◆ The exercise
Extract the text of each entry below exactly, leaving every image behind.

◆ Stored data
....................
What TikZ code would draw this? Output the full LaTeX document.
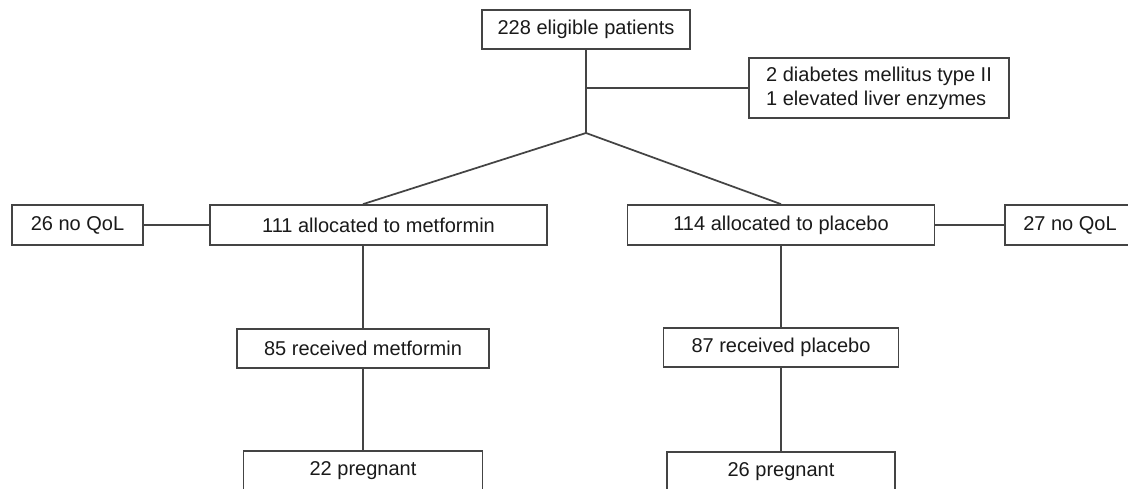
\documentclass[tikz,border=0pt]{standalone}
\usepackage{fontspec}
\setmainfont{Liberation Sans}
\definecolor{ln}{HTML}{444444}
\definecolor{tx}{HTML}{1A1A1A}
\begin{document}
\begin{tikzpicture}[x=0.75pt,y=-0.75pt,
  box/.style={draw=ln,line width=1.3pt,rectangle,inner sep=0pt,
    minimum height=30pt,text=tx,font=\fontsize{15}{18}\selectfont},
  conn/.style={draw=ln,line width=1.3pt}]
\useasboundingbox (0,0) rectangle (1128,489);
\clip (0,0) rectangle (1128,489);
\fill[white] (0,0) rectangle (1128,489);
\node[box,minimum width=156pt,minimum height=29.25pt] (top) at (586,29.5) {228 eligible patients};
\node[box,minimum width=195pt,minimum height=45pt,align=left] (excl) at (879,88) {2 diabetes mellitus type II\\1 elevated liver enzymes};
\node[box,minimum width=98.25pt] (noL) at (77.5,225) {26 no QoL};
\node[box,minimum width=252.75pt] (met) at (378.5,225) {111 allocated to metformin};
\node[box,minimum width=230.25pt] (pla) at (781,225) {114 allocated to placebo};
\node[box,minimum width=97.5pt] (noR) at (1070,225) {27 no QoL};
\node[box,minimum width=189pt,minimum height=29.25pt] (recM) at (363,348.5) {85 received metformin};
\node[box,minimum width=176.25pt,minimum height=29.25pt] (recP) at (781,347.5) {87 received placebo};
\node[box,minimum width=179.25pt] (pregL) at (363,471) {22 pregnant};
\node[box,minimum width=171pt] (pregR) at (781,472) {26 pregnant};
\coordinate (fork) at (586,133);
\draw[conn] (top.south) -- (fork);
\draw[conn] (top.south |- excl.west) -- (excl.west);
\draw[conn] (fork) -- (recM.north |- met.north);
\draw[conn] (fork) -- (pla.north);
\draw[conn] (noL.east) -- (met.west);
\draw[conn] (pla.east) -- (noR.west);
\draw[conn] (recM.north |- met.south) -- (recM.north);
\draw[conn] (pla.south) -- (recP.north);
\draw[conn] (recM.south) -- (recM.south |- pregL.north);
\draw[conn] (recP.south) -- (recP.south |- pregR.north);
\end{tikzpicture}
\end{document}
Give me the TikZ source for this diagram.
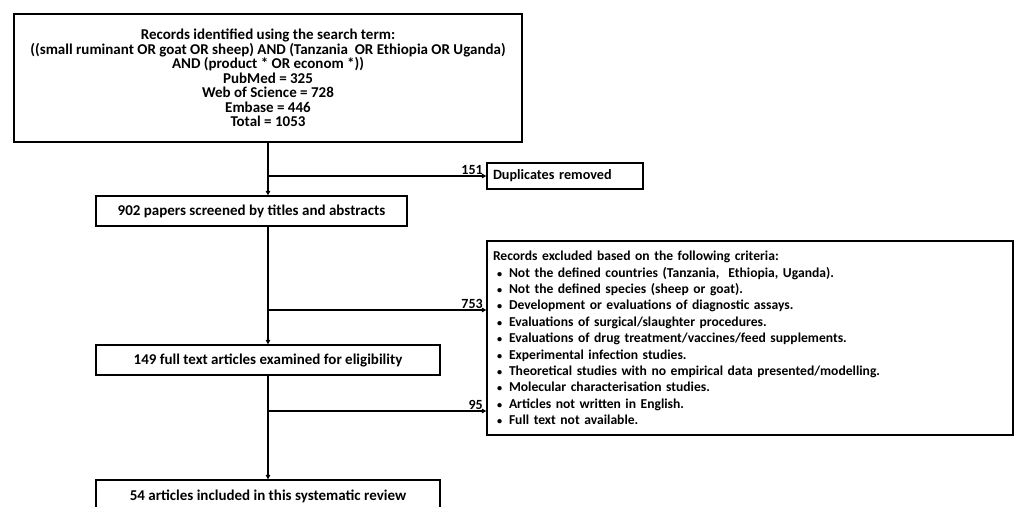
....................
◆ Output
What TikZ code would draw this? Output the full LaTeX document.
\documentclass[tikz,border=0pt]{standalone}
\usepackage{fontspec}
\setmainfont{Liberation Sans}
\definecolor{ln}{HTML}{444444}
\definecolor{tx}{HTML}{1A1A1A}
\begin{document}
\begin{tikzpicture}[x=0.75pt,y=-0.75pt,
  box/.style={draw=ln,line width=1.3pt,rectangle,inner sep=0pt,
    minimum height=30pt,text=tx,font=\fontsize{15}{18}\selectfont},
  conn/.style={draw=ln,line width=1.3pt}]
\useasboundingbox (0,0) rectangle (1128,489);
\clip (0,0) rectangle (1128,489);
\fill[white] (0,0) rectangle (1128,489);
\node[box,minimum width=156pt,minimum height=29.25pt] (top) at (586,29.5) {228 eligible patients};
\node[box,minimum width=195pt,minimum height=45pt,align=left] (excl) at (879,88) {2 diabetes mellitus type II\\1 elevated liver enzymes};
\node[box,minimum width=98.25pt] (noL) at (77.5,225) {26 no QoL};
\node[box,minimum width=252.75pt] (met) at (378.5,225) {111 allocated to metformin};
\node[box,minimum width=230.25pt] (pla) at (781,225) {114 allocated to placebo};
\node[box,minimum width=97.5pt] (noR) at (1070,225) {27 no QoL};
\node[box,minimum width=189pt,minimum height=29.25pt] (recM) at (363,348.5) {85 received metformin};
\node[box,minimum width=176.25pt,minimum height=29.25pt] (recP) at (781,347.5) {87 received placebo};
\node[box,minimum width=179.25pt] (pregL) at (363,471) {22 pregnant};
\node[box,minimum width=171pt] (pregR) at (781,472) {26 pregnant};
\coordinate (fork) at (586,133);
\draw[conn] (top.south) -- (fork);
\draw[conn] (top.south |- excl.west) -- (excl.west);
\draw[conn] (fork) -- (recM.north |- met.north);
\draw[conn] (fork) -- (pla.north);
\draw[conn] (noL.east) -- (met.west);
\draw[conn] (pla.east) -- (noR.west);
\draw[conn] (recM.north |- met.south) -- (recM.north);
\draw[conn] (pla.south) -- (recP.north);
\draw[conn] (recM.south) -- (recM.south |- pregL.north);
\draw[conn] (recP.south) -- (recP.south |- pregR.north);
\end{tikzpicture}
\end{document}
Give me the TikZ source for this diagram.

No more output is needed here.